The pipeline for this passed through Colebrooke parish, in front of Horwell, past Colebrooke Mill and Penstone, down through to Yeoford, and so to Crediton. Despite the upheaval it caused and pleas from the parish council, Colebrooke could not partake of this “intruder”. In 1900 the Rev Daimpre wrote to Crediton RDC complaining that, in effect, the villagers had to steal his water because, he maintained, it was a private well! Numerous letters to Crediton RDC continued to appear in the press, and “Colebrooke Water supply” was a regular item on Crediton RDC agenda. One of the more surprising suggestions came from Councillor Carter Pedlar of Zeal Monachorum. The Colebrooke Manor estate, which included the villages of Colebrooke and Coleford, had been sold in 1919. After hearing that it would cost at least £2500 to get water to Colebrooke, which Crediton RDC couldn’t afford, he suggested the council buy the three houses which were dependent on vicarage well water (known today as Bell Inn, Courtlands and Old Post office and which had made a total of just over £1000 in the sale and have them pulled down!! Apparently, the school was not the RDCs responsibility. The replies to this were not published!

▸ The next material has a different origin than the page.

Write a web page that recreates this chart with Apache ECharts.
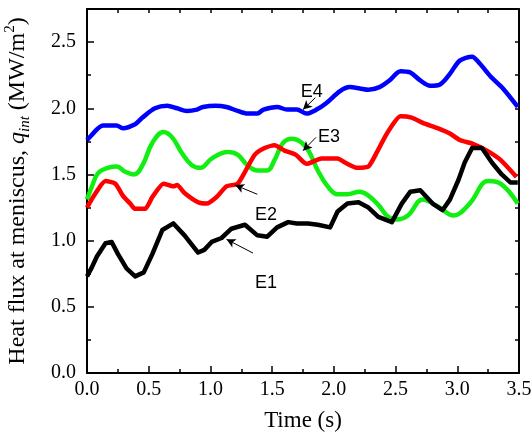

Headteacher Miss Howarth in 1939 said it was disgusting that a school should have to rely on such primitive means for water. She said a fire had broken out at Colebrooke recently, and the only available water was in the fire engine and the school’s rainwater tank. The North Devon Water Board had the franchise for installing piped water to the northern part of Devon, which included the Crediton area but was pessimistic as to when it could get to Colebrooke.

Then came the war

With the start of the war, the water situation got progressively worse in Colebrooke. The North Devon Water Board had to temporarily shelve their plan to supply piped water to the northern country areas of Devon. The school, whose pupil usually totals varied around the fifty mark, had by 1941 seen them rise to over seventy with the influx of evacuees, which increased the need for water. Much to their delight, some of the senior boys were given time off from lessons to assist in the water carrying. Remember, at that time, “senior boys” would have been fourteen-year-olds. The school leaving age did not rise to fifteen until near the end of the war. Indirectly the end of the war brought matters to a head regarding Colebrooke’s lack of water.

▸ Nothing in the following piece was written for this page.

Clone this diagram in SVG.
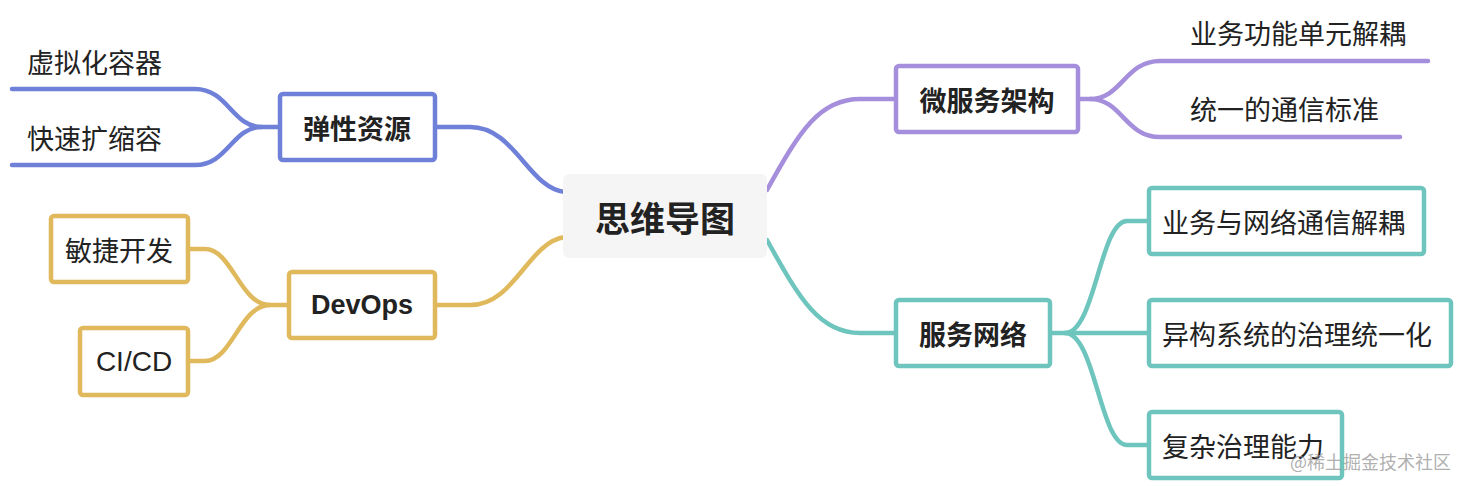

The newly-elected Labour government’s post-war council house building programme saw Colebrooke granted permission for at least six council houses. The problem was WATER. Crediton RDC identified a few building sites, but eventually, the field known as Bell Inns Close was chosen. This field lay behind the Old Bell Inn to which apparently at one time it had been connected. Here, at last, Crediton RDC and the North Devon Water Board combined their efforts. They identified a suitable source of water known as The Kitchen Spring, which lay down a track behind the house now known as Redhill Thatch. The name Kitchen Spring seems no longer to be in everyday use, and the reason for it acquiring that name has disappeared in the mists of time. The water from this spring was tested and found to be suitable for public use. A small pump house had been built to house a petrol-driven Lister engine and pump, which pumped water from the spring up to Colebrooke to supply Youngs farm who owned the spring and the land around it. A pipeline had been laid up to Brocks Cross/where it entered the field next to Rag Lane and continued through to the next field known as Riding Close, where a reservoir had been built at the top. It was considered to have enough elevation to provide a gravitational water supply to the proposed six council houses, which were to be built at the Colebrooke end of Bell Inns Close, which became numbers 1 to 6 Bellingsgate. An arrangement was made to take a metered supply from the reservoir, which Mr Hockridge, the owner in 1951, informed the Parish Council would be 2/6 per 1000 gallons. This was all in place by the early 1950s when the council houses were completed. The pipeline was extended to the school, and a standpipe was erected on the green in Colebrooke (now the car park), enabling people in Colebrooke to at last give up the trek to the Vicarage Well.

It was some four or five years later that NDWB eventually got mains water to Colebrooke. This enabled two more houses and four bungalows to be built at Bellingsgate. Kitchen Spring still gurgles happily away, although in recent years, with careful excavation, it has become an attractive feature as a pond.